[START OF Dataset excerpt]

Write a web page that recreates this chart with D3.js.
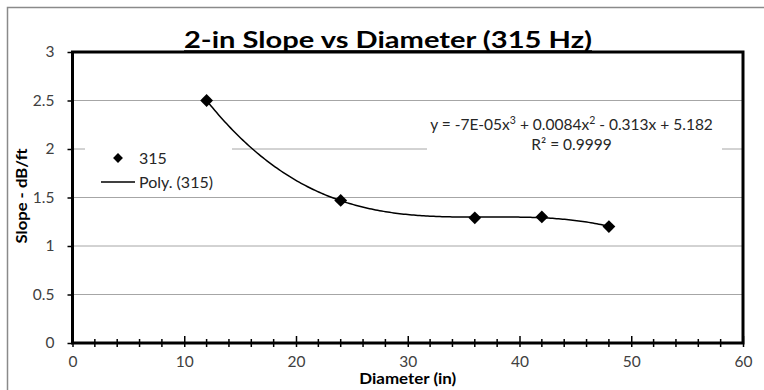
<!DOCTYPE html>
<html><head><meta charset="utf-8">
<script src="https://cdn.jsdelivr.net/npm/d3@7"></script>
<style>body{margin:0;background:#fff}svg{display:block}text{font-family:Lato,"Open Sans",sans-serif}</style>
</head><body>
<script>
const diameters = [12, 24, 36, 42, 48];
const slopes = [2.50, 1.47, 1.29, 1.30, 1.20];
const seriesName = "315";
const trendName = "Poly. (315)";
const xTicks = [0, 10, 20, 30, 40, 50, 60];
const yTicks = [0, 0.5, 1, 1.5, 2, 2.5, 3];
const titleText = "2-in Slope vs Diameter (315 Hz)";
const xTitle = "Diameter (in)";
const yTitle = "Slope - dB/ft";
const r2Text = "R² = 0.9999";

const W = 764, H = 390;
const svg = d3.select("body").append("svg").attr("width", W).attr("height", H);
const L = 72.5, R = 743, T = 52, B = 343;
const x = d3.scaleLinear().domain([0, 60]).range([L, R]);
const y = d3.scaleLinear().domain([0, 3]).range([B, T]);

// outer frame (top/left visible)
svg.append("path").attr("d", `M7.5,${H} V7.5 H${W}`).attr("fill", "none").attr("stroke", "#8a8a8a").attr("stroke-width", 1.5);

// gridlines
svg.append("g").selectAll("line").data(yTicks.filter(d => d > 0 && d < 3)).join("line")
  .attr("x1", L).attr("x2", R).attr("y1", d => y(d)).attr("y2", d => y(d))
  .attr("stroke", "#a6a6a6").attr("stroke-width", 1);

// y axis
const yAxis = d3.axisLeft(y).tickValues(yTicks).tickFormat(d3.format("")).tickSize(5).tickSizeOuter(0);
const gy = svg.append("g").attr("transform", `translate(${L},0)`).call(yAxis);
gy.select(".domain").remove();
gy.selectAll("line").attr("stroke", "#000").attr("stroke-width", 1.5);
gy.selectAll("text").attr("x", -18).attr("font-size", 15.5).attr("fill", "#404040");

// x axis minor ticks
const minor = d3.range(0, 61, 2).filter(d => d % 10 !== 0);
svg.append("g").selectAll("line").data(minor).join("line")
  .attr("x1", d => x(d)).attr("x2", d => x(d)).attr("y1", B - 4).attr("y2", B + 4)
  .attr("stroke", "#000").attr("stroke-width", 1.5);
const xAxis = d3.axisBottom(x).tickValues(xTicks).tickSize(4).tickSizeOuter(0);
const gx = svg.append("g").attr("transform", `translate(0,${B})`).call(xAxis);
gx.select(".domain").remove();
gx.selectAll(".tick line").attr("y1", -7).attr("stroke", "#000").attr("stroke-width", 1.5);
gx.selectAll("text").attr("y", 13).attr("font-size", 15.5).attr("fill", "#404040");

// plot frame
svg.append("rect").attr("x", L).attr("y", T).attr("width", R - L).attr("height", B - T)
  .attr("fill", "none").attr("stroke", "#000").attr("stroke-width", 3);

// cubic least-squares trendline computed from the data
function polyfit(xs, ys, deg) {
  const n = deg + 1;
  const A = Array.from({length: n}, () => new Array(n + 1).fill(0));
  for (let i = 0; i < xs.length; i++) {
    for (let r = 0; r < n; r++) {
      for (let c = 0; c < n; c++) A[r][c] += Math.pow(xs[i], r + c);
      A[r][n] += ys[i] * Math.pow(xs[i], r);
    }
  }
  for (let i = 0; i < n; i++) {
    let p = i;
    for (let k = i + 1; k < n; k++) if (Math.abs(A[k][i]) > Math.abs(A[p][i])) p = k;
    [A[i], A[p]] = [A[p], A[i]];
    for (let k = i + 1; k < n; k++) {
      const f = A[k][i] / A[i][i];
      for (let j = i; j <= n; j++) A[k][j] -= f * A[i][j];
    }
  }
  const c = new Array(n).fill(0);
  for (let i = n - 1; i >= 0; i--) {
    let s = A[i][n];
    for (let j = i + 1; j < n; j++) s -= A[i][j] * c[j];
    c[i] = s / A[i][i];
  }
  return c;
}
const coef = polyfit(diameters, slopes, 3);
const fx = v => coef.reduce((s, c, i) => s + c * Math.pow(v, i), 0);
const xmin = d3.min(diameters), xmax = d3.max(diameters);
const curvePts = d3.range(0, 201).map(i => { const v = xmin + (xmax - xmin) * i / 200; return [v, fx(v)]; });
svg.append("path").datum(curvePts)
  .attr("d", d3.line().x(d => x(d[0])).y(d => y(d[1])))
  .attr("fill", "none").attr("stroke", "#000").attr("stroke-width", 1.5);

// markers
const diamond = d3.symbol().type(d3.symbolDiamond2).size(105);
svg.append("g").selectAll("path").data(diameters.map((d, i) => [d, slopes[i]])).join("path")
  .attr("transform", d => `translate(${x(d[0])},${y(d[1])})`)
  .attr("d", diamond).attr("fill", "#000");

// title
svg.append("text").attr("x", 388).attr("y", 48).attr("text-anchor", "middle")
  .attr("font-size", 23).attr("font-weight", "bold").attr("fill", "#000")
  .attr("textLength", 408).attr("lengthAdjust", "spacingAndGlyphs").text(titleText);
svg.append("line").attr("x1", 184).attr("x2", 592).attr("y1", 51).attr("y2", 51)
  .attr("stroke", "#000").attr("stroke-width", 1.5);

// axis titles
svg.append("text").attr("x", x(30)).attr("y", 384).attr("text-anchor", "middle")
  .attr("font-size", 15).attr("font-weight", "bold")
  .attr("textLength", 97).attr("lengthAdjust", "spacingAndGlyphs").text(xTitle);
svg.append("text").attr("transform", `translate(27,196) rotate(-90)`).attr("text-anchor", "middle")
  .attr("font-size", 15).attr("font-weight", "bold")
  .attr("textLength", 95).attr("lengthAdjust", "spacingAndGlyphs").text(yTitle);

// legend
const lg = svg.append("g");
lg.append("rect").attr("x", 85).attr("y", 140).attr("width", 147).attr("height", 54).attr("fill", "#fff");
lg.append("path").attr("transform", "translate(118,158)").attr("d", d3.symbol().type(d3.symbolDiamond2).size(62)).attr("fill", "#000");
lg.append("text").attr("x", 139).attr("y", 164).attr("font-size", 16).attr("fill", "#262626").text(seriesName);
lg.append("line").attr("x1", 101).attr("x2", 135).attr("y1", 182).attr("y2", 182).attr("stroke", "#000").attr("stroke-width", 1.5);
lg.append("text").attr("x", 139).attr("y", 188).attr("font-size", 16).attr("fill", "#262626").text(trendName);

// equation label
const eq = svg.append("g");
eq.append("rect").attr("x", 427).attr("y", 114).attr("width", 295).attr("height", 42).attr("fill", "#fff");
const t1 = eq.append("text").attr("x", 571.5).attr("y", 130).attr("text-anchor", "middle")
  .attr("font-size", 15.5).attr("fill", "#262626");
t1.append("tspan").text("y = -7E-05x");
t1.append("tspan").attr("dy", -6).attr("font-size", 10.5).text("3");
t1.append("tspan").attr("dy", 6).text(" + 0.0084x");
t1.append("tspan").attr("dy", -6).attr("font-size", 10.5).text("2");
t1.append("tspan").attr("dy", 6).text(" - 0.313x + 5.182");
eq.append("text").attr("x", 571.5).attr("y", 150).attr("text-anchor", "middle")
  .attr("font-size", 15.5).attr("fill", "#262626").text(r2Text);
</script>
</body></html>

[END OF Dataset excerpt]

▶ Directive
Return the whole listing, word for word, and leave out every picture.

▶ Complete output
Write a web page that recreates this chart with D3.js.
<!DOCTYPE html>
<html><head><meta charset="utf-8">
<script src="https://cdn.jsdelivr.net/npm/d3@7"></script>
<style>body{margin:0;background:#fff}svg{display:block}text{font-family:Lato,"Open Sans",sans-serif}</style>
</head><body>
<script>
const diameters = [12, 24, 36, 42, 48];
const slopes = [2.50, 1.47, 1.29, 1.30, 1.20];
const seriesName = "315";
const trendName = "Poly. (315)";
const xTicks = [0, 10, 20, 30, 40, 50, 60];
const yTicks = [0, 0.5, 1, 1.5, 2, 2.5, 3];
const titleText = "2-in Slope vs Diameter (315 Hz)";
const xTitle = "Diameter (in)";
const yTitle = "Slope - dB/ft";
const r2Text = "R² = 0.9999";

const W = 764, H = 390;
const svg = d3.select("body").append("svg").attr("width", W).attr("height", H);
const L = 72.5, R = 743, T = 52, B = 343;
const x = d3.scaleLinear().domain([0, 60]).range([L, R]);
const y = d3.scaleLinear().domain([0, 3]).range([B, T]);

// outer frame (top/left visible)
svg.append("path").attr("d", `M7.5,${H} V7.5 H${W}`).attr("fill", "none").attr("stroke", "#8a8a8a").attr("stroke-width", 1.5);

// gridlines
svg.append("g").selectAll("line").data(yTicks.filter(d => d > 0 && d < 3)).join("line")
  .attr("x1", L).attr("x2", R).attr("y1", d => y(d)).attr("y2", d => y(d))
  .attr("stroke", "#a6a6a6").attr("stroke-width", 1);

// y axis
const yAxis = d3.axisLeft(y).tickValues(yTicks).tickFormat(d3.format("")).tickSize(5).tickSizeOuter(0);
const gy = svg.append("g").attr("transform", `translate(${L},0)`).call(yAxis);
gy.select(".domain").remove();
gy.selectAll("line").attr("stroke", "#000").attr("stroke-width", 1.5);
gy.selectAll("text").attr("x", -18).attr("font-size", 15.5).attr("fill", "#404040");

// x axis minor ticks
const minor = d3.range(0, 61, 2).filter(d => d % 10 !== 0);
svg.append("g").selectAll("line").data(minor).join("line")
  .attr("x1", d => x(d)).attr("x2", d => x(d)).attr("y1", B - 4).attr("y2", B + 4)
  .attr("stroke", "#000").attr("stroke-width", 1.5);
const xAxis = d3.axisBottom(x).tickValues(xTicks).tickSize(4).tickSizeOuter(0);
const gx = svg.append("g").attr("transform", `translate(0,${B})`).call(xAxis);
gx.select(".domain").remove();
gx.selectAll(".tick line").attr("y1", -7).attr("stroke", "#000").attr("stroke-width", 1.5);
gx.selectAll("text").attr("y", 13).attr("font-size", 15.5).attr("fill", "#404040");

// plot frame
svg.append("rect").attr("x", L).attr("y", T).attr("width", R - L).attr("height", B - T)
  .attr("fill", "none").attr("stroke", "#000").attr("stroke-width", 3);

// cubic least-squares trendline computed from the data
function polyfit(xs, ys, deg) {
  const n = deg + 1;
  const A = Array.from({length: n}, () => new Array(n + 1).fill(0));
  for (let i = 0; i < xs.length; i++) {
    for (let r = 0; r < n; r++) {
      for (let c = 0; c < n; c++) A[r][c] += Math.pow(xs[i], r + c);
      A[r][n] += ys[i] * Math.pow(xs[i], r);
    }
  }
  for (let i = 0; i < n; i++) {
    let p = i;
    for (let k = i + 1; k < n; k++) if (Math.abs(A[k][i]) > Math.abs(A[p][i])) p = k;
    [A[i], A[p]] = [A[p], A[i]];
    for (let k = i + 1; k < n; k++) {
      const f = A[k][i] / A[i][i];
      for (let j = i; j <= n; j++) A[k][j] -= f * A[i][j];
    }
  }
  const c = new Array(n).fill(0);
  for (let i = n - 1; i >= 0; i--) {
    let s = A[i][n];
    for (let j = i + 1; j < n; j++) s -= A[i][j] * c[j];
    c[i] = s / A[i][i];
  }
  return c;
}
const coef = polyfit(diameters, slopes, 3);
const fx = v => coef.reduce((s, c, i) => s + c * Math.pow(v, i), 0);
const xmin = d3.min(diameters), xmax = d3.max(diameters);
const curvePts = d3.range(0, 201).map(i => { const v = xmin + (xmax - xmin) * i / 200; return [v, fx(v)]; });
svg.append("path").datum(curvePts)
  .attr("d", d3.line().x(d => x(d[0])).y(d => y(d[1])))
  .attr("fill", "none").attr("stroke", "#000").attr("stroke-width", 1.5);

// markers
const diamond = d3.symbol().type(d3.symbolDiamond2).size(105);
svg.append("g").selectAll("path").data(diameters.map((d, i) => [d, slopes[i]])).join("path")
  .attr("transform", d => `translate(${x(d[0])},${y(d[1])})`)
  .attr("d", diamond).attr("fill", "#000");

// title
svg.append("text").attr("x", 388).attr("y", 48).attr("text-anchor", "middle")
  .attr("font-size", 23).attr("font-weight", "bold").attr("fill", "#000")
  .attr("textLength", 408).attr("lengthAdjust", "spacingAndGlyphs").text(titleText);
svg.append("line").attr("x1", 184).attr("x2", 592).attr("y1", 51).attr("y2", 51)
  .attr("stroke", "#000").attr("stroke-width", 1.5);

// axis titles
svg.append("text").attr("x", x(30)).attr("y", 384).attr("text-anchor", "middle")
  .attr("font-size", 15).attr("font-weight", "bold")
  .attr("textLength", 97).attr("lengthAdjust", "spacingAndGlyphs").text(xTitle);
svg.append("text").attr("transform", `translate(27,196) rotate(-90)`).attr("text-anchor", "middle")
  .attr("font-size", 15).attr("font-weight", "bold")
  .attr("textLength", 95).attr("lengthAdjust", "spacingAndGlyphs").text(yTitle);

// legend
const lg = svg.append("g");
lg.append("rect").attr("x", 85).attr("y", 140).attr("width", 147).attr("height", 54).attr("fill", "#fff");
lg.append("path").attr("transform", "translate(118,158)").attr("d", d3.symbol().type(d3.symbolDiamond2).size(62)).attr("fill", "#000");
lg.append("text").attr("x", 139).attr("y", 164).attr("font-size", 16).attr("fill", "#262626").text(seriesName);
lg.append("line").attr("x1", 101).attr("x2", 135).attr("y1", 182).attr("y2", 182).attr("stroke", "#000").attr("stroke-width", 1.5);
lg.append("text").attr("x", 139).attr("y", 188).attr("font-size", 16).attr("fill", "#262626").text(trendName);

// equation label
const eq = svg.append("g");
eq.append("rect").attr("x", 427).attr("y", 114).attr("width", 295).attr("height", 42).attr("fill", "#fff");
const t1 = eq.append("text").attr("x", 571.5).attr("y", 130).attr("text-anchor", "middle")
  .attr("font-size", 15.5).attr("fill", "#262626");
t1.append("tspan").text("y = -7E-05x");
t1.append("tspan").attr("dy", -6).attr("font-size", 10.5).text("3");
t1.append("tspan").attr("dy", 6).text(" + 0.0084x");
t1.append("tspan").attr("dy", -6).attr("font-size", 10.5).text("2");
t1.append("tspan").attr("dy", 6).text(" - 0.313x + 5.182");
eq.append("text").attr("x", 571.5).attr("y", 150).attr("text-anchor", "middle")
  .attr("font-size", 15.5).attr("fill", "#262626").text(r2Text);
</script>
</body></html>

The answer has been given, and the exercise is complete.